Why does valuing luck and arbitrariness make you a purist?
Looking back at grand slam winners its easy to conclude that some wins were more impressive than others. This is most obvious when a player is injured during the final and the other guy is declared the winner. Though there are plenty of ways to win a tournament with the help of blind luck.
Winning a calendar year grand slam will always be impressive but they are not all equally impressive and sometimes not as impressive as non-grand slam winning year.
Of course it is also true that a player who has won Wimbledon is not necessarily better than someone who hasn’t. The second best player ever might play at the same time as the greatest and never win a thing.
Purists, it seems favour the lucky flash in the pan over the consistently impressive. Which is not especially pure.
Saturday, July 07, 2007
My estimate of Fed winning before the tournament started was about 75%, rounded to the nearest whole number my estimate for him winning tomorrow is 0%.
Off to the bookies! I'm gonna clean em out.
Friday, July 06, 2007
It might make me sexist, but I generally think women's tennis sucks. I've watched a lot of games this year and so far they've all been boring, but today's semi-final was brilliant.

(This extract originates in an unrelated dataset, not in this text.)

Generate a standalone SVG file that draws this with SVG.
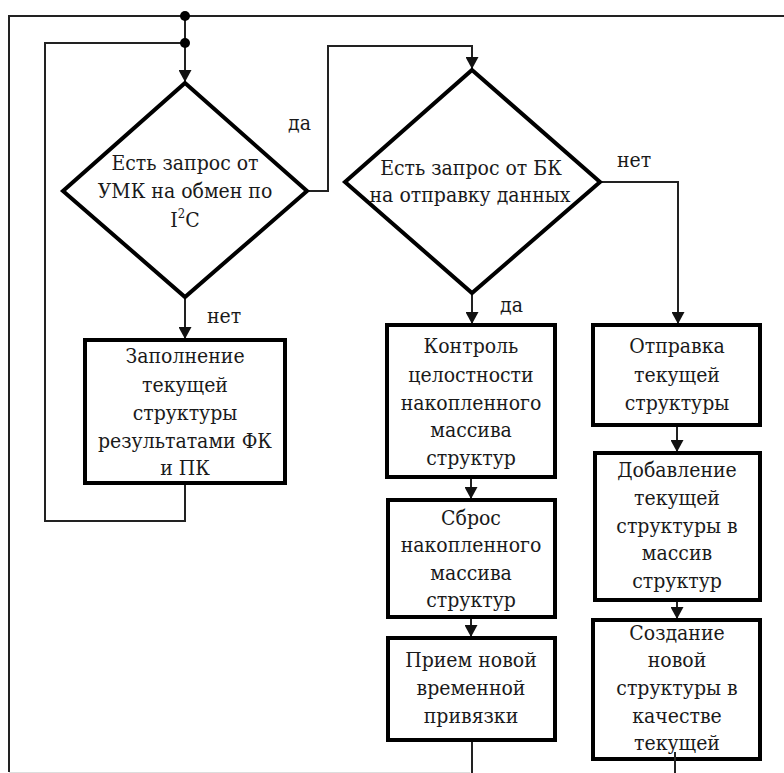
<svg xmlns="http://www.w3.org/2000/svg" width="784" height="773" viewBox="0 0 784 773">
<style>
.node{fill:#fff;stroke:#000;stroke-width:4;stroke-linejoin:miter}
.t{font-family:"DejaVu Serif Condensed","DejaVu Serif",serif;font-stretch:condensed;font-size:21px;fill:#1a1a1a;text-anchor:middle}
.lbl{font-family:"DejaVu Serif Condensed","DejaVu Serif",serif;font-stretch:condensed;font-size:21px;fill:#1a1a1a}
.c{fill:none;stroke:#222;stroke-width:2}
</style>
<defs>
<marker id="arr" markerWidth="12" markerHeight="13" refX="12" refY="6.5" orient="auto" markerUnits="userSpaceOnUse">
<path d="M0,0 L12,6.5 L0,13 Z" fill="#111"/>
</marker>
</defs>
<rect width="784" height="773" fill="#fff"/>
<g id="connectors">
<path class="c" d="M784,16 H9 V772"/>
<line x1="9" y1="772.5" x2="470" y2="772.5" stroke="#ddd" stroke-width="1"/>
<path class="c" d="M185,16 V82" marker-end="url(#arr)"/>
<path class="c" d="M185,43 H45 V521 H185 V483"/>
<circle cx="185" cy="16" r="5" fill="#000"/>
<circle cx="185" cy="43" r="5" fill="#000"/>
<path class="c" d="M307,191 H328 V46 H472 V69" marker-end="url(#arr)"/>
<path class="c" d="M185,297 V339" marker-end="url(#arr)"/>
<path class="c" d="M472,293 V324" marker-end="url(#arr)"/>
<path class="c" d="M600,182 H678 V324" marker-end="url(#arr)"/>
<path class="c" d="M471,477 V499" marker-end="url(#arr)"/>
<path class="c" d="M471,617 V637" marker-end="url(#arr)"/>
<path class="c" d="M472,740 V773"/>
<path class="c" d="M677,425 V452" marker-end="url(#arr)"/>
<path class="c" d="M677,600 V619" marker-end="url(#arr)"/>
</g>
<g id="decision1">
<polygon class="node" points="185,83 307,191 185,297 63,191"/>
<text class="t" x="185" y="170">Есть запрос от</text>
<text class="t" x="185" y="198">УМК на обмен по</text>
<text class="t" x="185" y="227">I<tspan font-size="13" dy="-9">2</tspan><tspan dy="9">C</tspan></text>
</g>
<g id="decision2">
<polygon class="node" points="472,70 600,182 472,293 345,182"/>
<text class="t" x="471" y="175">Есть запрос от БК</text>
<text class="t" x="470" y="202">на отправку данных</text>
</g>
<g id="labels">
<text class="lbl" x="288" y="130">да</text>
<text class="lbl" x="617" y="167">нет</text>
<text class="lbl" x="500" y="312">да</text>
<text class="lbl" x="207" y="323">нет</text>
</g>
<g id="box-fill">
<rect class="node" x="85" y="340" width="200" height="143"/>
<text class="t" x="185" y="363">Заполнение</text>
<text class="t" x="185" y="392">текущей</text>
<text class="t" x="185" y="420">структуры</text>
<text class="t" x="185" y="448">результатами ФК</text>
<text class="t" x="185" y="475">и ПК</text>
</g>
<g id="box-control">
<rect class="node" x="387" y="325" width="168" height="152"/>
<text class="t" x="471" y="353">Контроль</text>
<text class="t" x="471" y="382">целостности</text>
<text class="t" x="471" y="410">накопленного</text>
<text class="t" x="471" y="437">массива</text>
<text class="t" x="471" y="465">структур</text>
</g>
<g id="box-reset">
<rect class="node" x="388" y="500" width="167" height="117"/>
<text class="t" x="471" y="525">Сброс</text>
<text class="t" x="471" y="552">накопленного</text>
<text class="t" x="471" y="580">массива</text>
<text class="t" x="471" y="607">структур</text>
</g>
<g id="box-receive">
<rect class="node" x="388" y="638" width="167" height="102"/>
<text class="t" x="471" y="667">Прием новой</text>
<text class="t" x="471" y="695">временной</text>
<text class="t" x="471" y="723">привязки</text>
</g>
<g id="box-send">
<rect class="node" x="593" y="325" width="167" height="100"/>
<text class="t" x="677" y="353">Отправка</text>
<text class="t" x="677" y="382">текущей</text>
<text class="t" x="677" y="410">структуры</text>
</g>
<g id="box-add">
<rect class="node" x="595" y="453" width="165" height="147"/>
<text class="t" x="677" y="477">Добавление</text>
<text class="t" x="677" y="505">текущей</text>
<text class="t" x="677" y="533">структуры в</text>
<text class="t" x="677" y="560">массив</text>
<text class="t" x="677" y="588">структур</text>
</g>
<g id="box-create">
<rect class="node" x="593" y="620" width="167" height="139"/>
<text class="t" x="677" y="640">Создание</text>
<text class="t" x="677" y="667">новой</text>
<text class="t" x="677" y="695">структуры в</text>
<text class="t" x="677" y="723">качестве</text>
<text class="t" x="677" y="750">текущей</text>
</g>
<path class="c" d="M675,752 V773"/>
</svg>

My estimation of Federer winning has gone down since the tournament began, surely voiding any claim I may have to rationality on the issue. I think I may have a loophole, but my stats isn't good enough to prove it. I rate Fed's odds no better than 50%, which means that you have a good chance of making money off me in a bet.
It may be indirect Federer bias, but grass tennis seems especially good to me (men's tennis that is and I include the Aussie Open in this assessment). I didn't see the Nadal game, but Federer, Rodick and Djockovic have all played amazing matches (which means that their opponents did too).
It's days like this that show why sport is worthwhile. You get to see an approach to the peak of human ability.